Every few weeks, O’Toole would download the entire covid repository from the GISAID database, which had grown exponentially each time. Then she would hunt around for groups of genomes with mutations that looked similar, or things that looked odd and might have been mislabeled.
When she got particularly stuck, Hill, Rambaut, and other members of the lab would pitch in to discuss the designations. But the grunt work fell on her.
Deciding when descendants of the virus deserve a new family name can be as much art as science. It was a painstaking process, sifting through an unheard-of number of genomes and asking time and again: Is this a new variant of covid or not?
“It was pretty tedious,” she says. “But it was always really humbling. Imagine going through 20,000 sequences from 100 different places in the world. I saw sequences from places I’d never even heard of.”
As time went on, O’Toole struggled to keep up with the volume of new genomes to sort and name.
In June 2020, there were over 57,000 sequences stored in the GISAID database, and O’Toole had sorted them into 39 variants. By November 2020, a month after she was supposed to turn in her thesis, O’Toole took her last solo run through the data. It took her 10 days to go through all the sequences, which by then numbered 200,000. (Although covid has overshadowed her research on other viruses, she’s putting a chapter on Pango in her thesis.)

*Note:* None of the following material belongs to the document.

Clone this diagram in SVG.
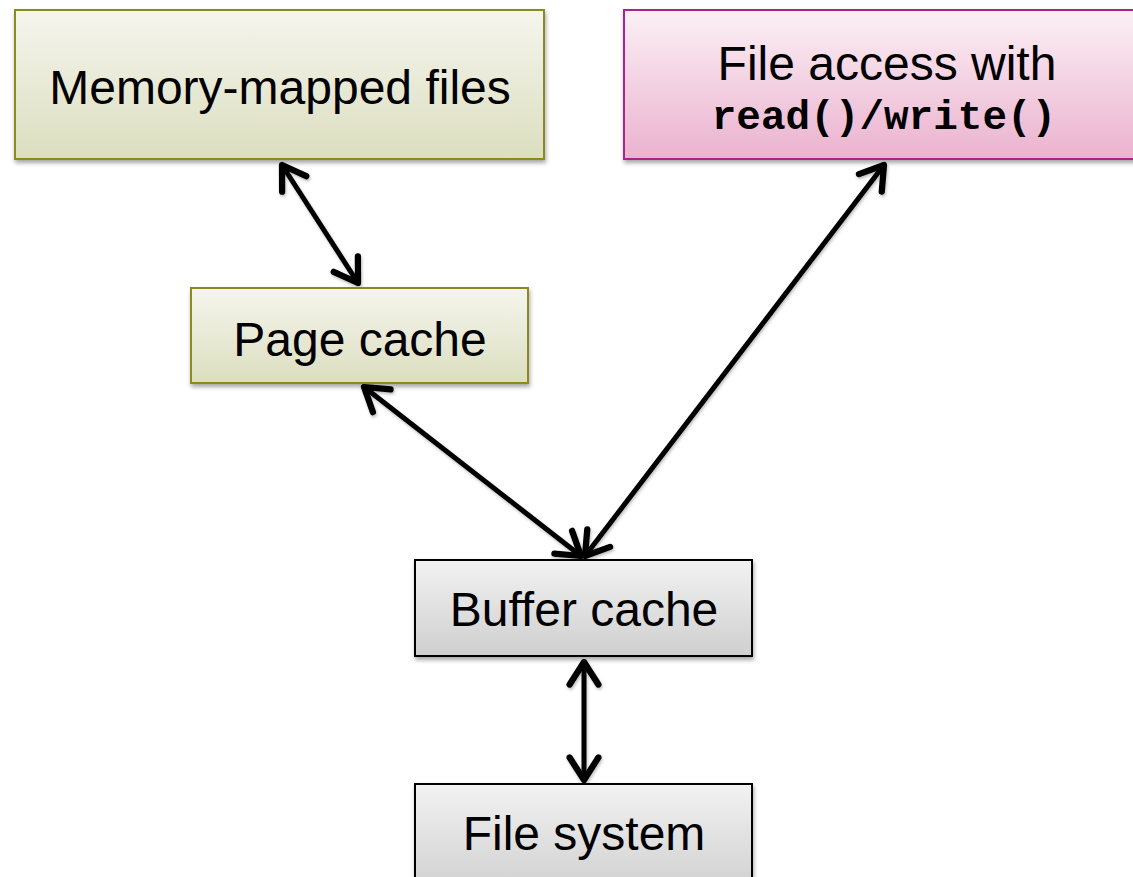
<svg xmlns="http://www.w3.org/2000/svg" width="1133" height="877" viewBox="0 0 1133 877">
<style>
.lbl{font-family:"Liberation Sans",Arial,sans-serif;font-size:48px;fill:#000;text-anchor:middle}
.mono{font-family:"Liberation Mono","Courier New",monospace;font-size:41px;font-weight:bold;fill:#000;text-anchor:middle}
.green{fill:url(#gGreen);stroke:#8a8a20;stroke-width:2;filter:url(#sh)}
.pink{fill:url(#gPink);stroke:#a8268c;stroke-width:2;filter:url(#sh)}
.grey{fill:url(#gGrey);stroke:#000;stroke-width:2;filter:url(#sh)}
.conn{stroke:#000;stroke-width:5;fill:none;marker-start:url(#ah);marker-end:url(#ah)}
</style>
<defs>
<linearGradient id="gGreen" x1="0" y1="0" x2="0" y2="1"><stop offset="0" stop-color="#f5f5ee"/><stop offset="1" stop-color="#dcdebf"/></linearGradient>
<linearGradient id="gPink" x1="0" y1="0" x2="0" y2="1"><stop offset="0" stop-color="#fbf0f5"/><stop offset="1" stop-color="#ebb2cf"/></linearGradient>
<linearGradient id="gGrey" x1="0" y1="0" x2="0" y2="1"><stop offset="0" stop-color="#f2f2f2"/><stop offset="1" stop-color="#cfcfcf"/></linearGradient>
<filter id="sh" x="-10%" y="-10%" width="120%" height="130%"><feDropShadow dx="1" dy="3" stdDeviation="2" flood-color="#000" flood-opacity="0.35"/></filter>
<filter id="sh2" filterUnits="userSpaceOnUse" x="0" y="0" width="1133" height="877"><feDropShadow dx="1" dy="2" stdDeviation="1.5" flood-color="#000" flood-opacity="0.25"/></filter>
<marker id="ah" markerUnits="userSpaceOnUse" markerWidth="40" markerHeight="40" viewBox="-24 -16 30 32" refX="0" refY="0" orient="auto-start-reverse">
<path d="M-18,-11.5 L0,0 L-18,11.5" fill="none" stroke="#000" stroke-width="5" stroke-linecap="round" stroke-linejoin="round"/>
</marker>
</defs>
<rect width="1133" height="877" fill="#fff"/>
<g id="connectors" filter="url(#sh2)">
<line class="conn" x1="282" y1="165" x2="358" y2="283"/>
<line class="conn" x1="364" y1="387" x2="581" y2="556"/>
<line class="conn" x1="884" y1="165" x2="585" y2="556"/>
<line class="conn" x1="584" y1="662" x2="584" y2="780"/>
</g>
<g id="mmap">
<rect class="green" x="15" y="10" width="529" height="149"/>
<text class="lbl" x="280" y="104">Memory-mapped files</text>
</g>
<g id="fileaccess">
<rect class="pink" x="624" y="10" width="520" height="149"/>
<text class="lbl" x="887" y="80">File access with</text>
<text class="mono" x="884" y="129">read()/write()</text>
</g>
<g id="pagecache">
<rect class="green" x="191" y="288" width="337" height="95"/>
<text class="lbl" x="360" y="356">Page cache</text>
</g>
<g id="buffercache">
<rect class="grey" x="415" y="560" width="337" height="96"/>
<text class="lbl" x="584" y="626">Buffer cache</text>
</g>
<g id="filesystem">
<rect class="grey" x="415" y="784" width="337" height="110"/>
<text class="lbl" x="584" y="850">File system</text>
</g>
</svg>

Fortunately, the Pango software is built to be collaborative, and others have stepped up. An online community—the one that Jolly turned to when she noticed the variant sweeping across India—sprouted and grew. This year, O’Toole’s work has been much more hands-off. New lineages are now designated mostly when epidemiologists around the world contact O’Toole and the rest of the team through Twitter, email, or GitHub— her preferred method.
“Now it’s more reactionary,” says O’Toole. “If a group of researchers somewhere in the world is working on some data and they believe they’ve identified a new lineage, they can put in a request.”
The deluge of data has continued. This past spring, the team held a “pangothon,” a sort of hackathon in which they sorted 800,000 sequences into around 1,200 lineages.
“We gave ourselves three solid days,” says O’Toole. “It took two weeks.”
Since then, the Pango team has recruited a few more volunteers, like UCSC researcher Hindriks and Yale researcher Brito, who both got involved initially by adding their two cents on Twitter and the GitHub page. A postdoc at the University of Cambridge, Chris Ruis, has turned his attention to helping O’Toole clear out the backlog of GitHub requests.
O’Toole recently asked them to formally join the organization as part of the newly created Pango Network Lineage Designation Committee, which discusses and makes decisions about variant names. Another committee, which includes lab leader Rambaut, makes higher-level decisions.
“We’ve got a website, and an email that’s not just my email,” O’Toole says. “It’s become a lot more formalized, and I think that will really help it scale.”
A few cracks around the edges have started to show as the data has grown. As of today, there are nearly 2.5 million covid sequences in GISAID, which the Pango team has split into 1,300 branches. Each branch corresponds to a variant. Of those, eight are ones to watch, according to the WHO.
With so much to process, the software is starting to buckle. Things are getting mislabeled. Many strains look similar, because the virus evolves the most advantageous mutations over and over again.
As a stopgap measure, the team has built new software that uses a different sorting method and can catch things that Pango may miss.